Acer executives have grumbled about the performance of Intel's processors for thin and light laptops but suggested that faster chips are coming early next year.
The performance of Intel's current CULV (consumer ultra-low voltage) processors, designed for thin laptops like Acer's Timeline 1810T, has not lived up to Acer's expectations, President and CEO Gianfranco Lanci said during the company's earnings call Friday.
Customers like the eight hours of battery life that the low-power chips can enable, but they are not getting the level of performance they expect, Acer Chairman J.T. Wang said on the same call.
The executives said Acer will announce new thin and light laptops in the first quarter next year that address the performance issues, using new Intel chips that mark a significant step forward in processor technology. "This time we should be able to do it right," Wang said.
Dean McCarron, principal analyst at Mercury Research, said the executives may have been referring to Intel chips based on the upcoming Westmere architecture. Westmere chips will integrate a graphics processor and CPU into a single package, which should boost graphics performance while keeping power consumption low.

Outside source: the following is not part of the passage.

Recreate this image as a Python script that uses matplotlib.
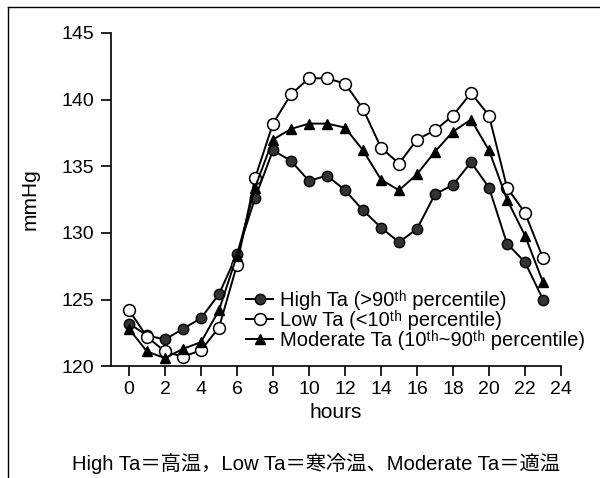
import matplotlib
matplotlib.use("Agg")
import matplotlib.pyplot as plt
from matplotlib.lines import Line2D

hours = list(range(24))
high_ta = [123.2, 122.3, 122.0, 122.8, 123.6, 125.4, 128.4, 132.6, 136.2, 135.4, 133.9, 134.3,
           133.2, 131.7, 130.4, 129.3, 130.3, 132.9, 133.6, 135.3, 133.4, 129.2, 127.8, 125.0]
low_ta = [124.2, 122.2, 121.1, 120.7, 121.2, 122.9, 127.6, 134.1, 138.2, 140.4, 141.6, 141.6,
          141.2, 139.3, 136.4, 135.2, 137.0, 137.7, 138.8, 140.5, 138.8, 133.4, 131.5, 128.1]
moderate_ta = [122.8, 121.1, 120.6, 121.3, 121.8, 124.2, 128.3, 133.4, 137.0, 137.8, 138.2, 138.2,
               137.9, 136.2, 134.0, 133.2, 134.4, 136.1, 137.6, 138.5, 136.2, 132.5, 129.8, 126.3]
labels = ["High Ta (>90ᵗʰ percentile)",
          "Low Ta (<10ᵗʰ percentile)",
          "Moderate Ta (10ᵗʰ~90ᵗʰ percentile)"]
xticks = list(range(0, 25, 2))
yticks = [120, 125, 130, 135, 140, 145]
caption = "High Ta＝高温，Low Ta＝寒冷温、Moderate Ta＝適温"

plt.rcParams['font.family'] = ['Liberation Sans', 'DejaVu Sans', 'Noto Sans CJK JP']

fig = plt.figure(figsize=(6.0, 4.78), dpi=100)
ax = fig.add_axes([0.185, 0.234, 0.75, 0.697])

ax.plot(hours, high_ta, '-', color='black', lw=1.4, marker='o', ms=7.5,
        mfc='#333333', mec='black', mew=1.0, label=labels[0], zorder=3)
ax.plot(hours, low_ta, '-', color='black', lw=1.4, marker='o', ms=8.5,
        mfc='white', mec='black', mew=1.1, label=labels[1], zorder=3)
ax.plot(hours, moderate_ta, '-', color='black', lw=1.4, marker='^', ms=6.5,
        mfc='black', mec='black', label=labels[2], zorder=3)

ax.set_xlim(-1.0, 24)
ax.set_ylim(120, 145)
ax.set_xticks(xticks)
ax.set_yticks(yticks)
ax.spines['top'].set_visible(False)
ax.spines['right'].set_visible(False)
ax.spines['left'].set_linewidth(1.2)
ax.spines['bottom'].set_linewidth(1.2)
ax.tick_params(direction='out', length=7, width=1.2, labelsize=14)
ax.tick_params(axis='y', pad=5)
ax.set_xlabel('hours', fontsize=15, labelpad=4)
ax.set_ylabel('mmHg', fontsize=15, labelpad=16)

ax.legend(loc='lower left', bbox_to_anchor=(0.30, 0.047), frameon=False, fontsize=14.5,
          handlelength=1.35, handletextpad=0.35, labelspacing=0.0, borderaxespad=0.0,
          borderpad=0.0)

fig.text(0.526, 0.031, caption, ha='center', va='center', fontsize=14.6,
         family=['Liberation Sans', 'Noto Sans CJK JP'])

fig.add_artist(Line2D([0.013, 1.0], [0.985, 0.985], color='black', lw=1, transform=fig.transFigure))
fig.add_artist(Line2D([0.013, 0.013], [0.0, 0.985], color='black', lw=1, transform=fig.transFigure))

fig.savefig('out.png', dpi=100)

The Acer executives may be happy with what they are seeing from the upcoming chips, McCarron said.
An Intel spokeswoman declined to comment on any new CULV chips that may be coming up. She said the Acer executives may have been expressing concerns about single-core CULV processors, and talking about plans to offer Intel's dual-core CULV processors next year.
However, Wang's remarks suggested that he was talking about a new processor architecture altogether.
Intel offers the CULV chips under the Pentium and Celeron brands for laptops that aim to compete with Apple's ultrathin Macbook Air, though at a lower price. The CULV systems are larger than netbooks and deliver better performance, but are generally not as powerful as standard laptops.
The challenge for vendors is educating customers about what to expect from a CULV laptop, McCarron said. The affordably priced chips run at slower clock speeds than more expensive processors with more cache memory that are designed for ultraportable business laptops.
Intel has said Westmere desktop and laptop chips -- though not specifically CULV chips -- will go into production in the fourth quarter using a 32-nanometer manufacturing process, and make it into computers in the first quarter of next year.
It has also said that the clock speeds of Westmere chips should be similar to those of existing laptop processors but offer better performance by running applications through more threads.